Stephen Downs, Head, Flinders University, School of Theology

Cornelia Koch, University of Adelaide, Law School

After completing a German undergraduate law degree (First State Law Exam) at the University of Wuerzburg and a period in private legal practice, Cornelia Koch pursued postgraduate studies at the University of Queensland where she obtained a Master of Comparative Law and a Juris Doctor degree. Subsequently, she commenced doctoral studies on the topic 'A Judge-Made Bill of Rights: Can the European Court of Justice Serve as a Model for Australia?'. This project is still ongoing, with completion envisaged in 2010. Cornelia was a part-time Tutorial Fellow at the TC Beirne School of Law at the University of Queensland. She joined the Law School at the University of Adelaide as a full-time academic in 2002. Cornelia is admitted to legal practice in Queenland and the ACT. She is also a Research Scholar of the Centre for Public, International and Comparative Law at the University of Queensland and a member of the Convening Committee of the South Australian Chapter of the Australian Association of Constitutional Law. Cornelia has won a number of research grants and held awards for postgraduate studies from Germany and Australia. Her work has been published in Europe, the USA and Australia.

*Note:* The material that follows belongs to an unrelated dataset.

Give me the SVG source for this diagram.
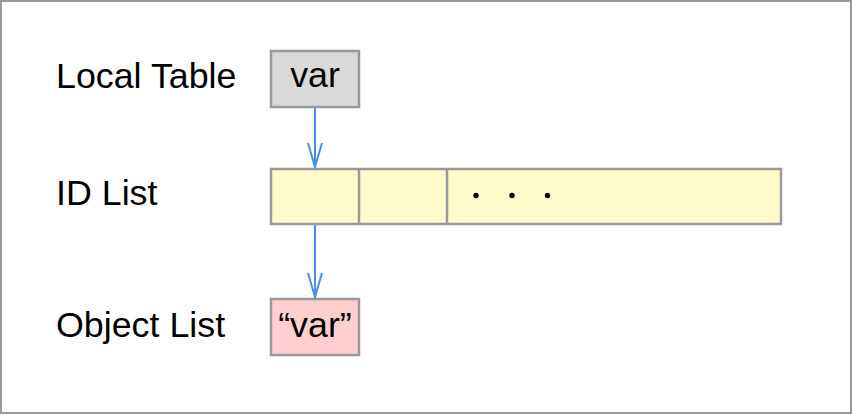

Peter Burdon, RUSSLR Research Assistant, PhD Candidate: Law School
Peter is currently completing his PhD at the University of Adelaide and has a strong reserach interest in property, environmental, minerals and energy and native title law. His research interests also include the role of spiritual wisdom in helping our current environmental crisis and an emerging area of law called Earth Jurisprudence.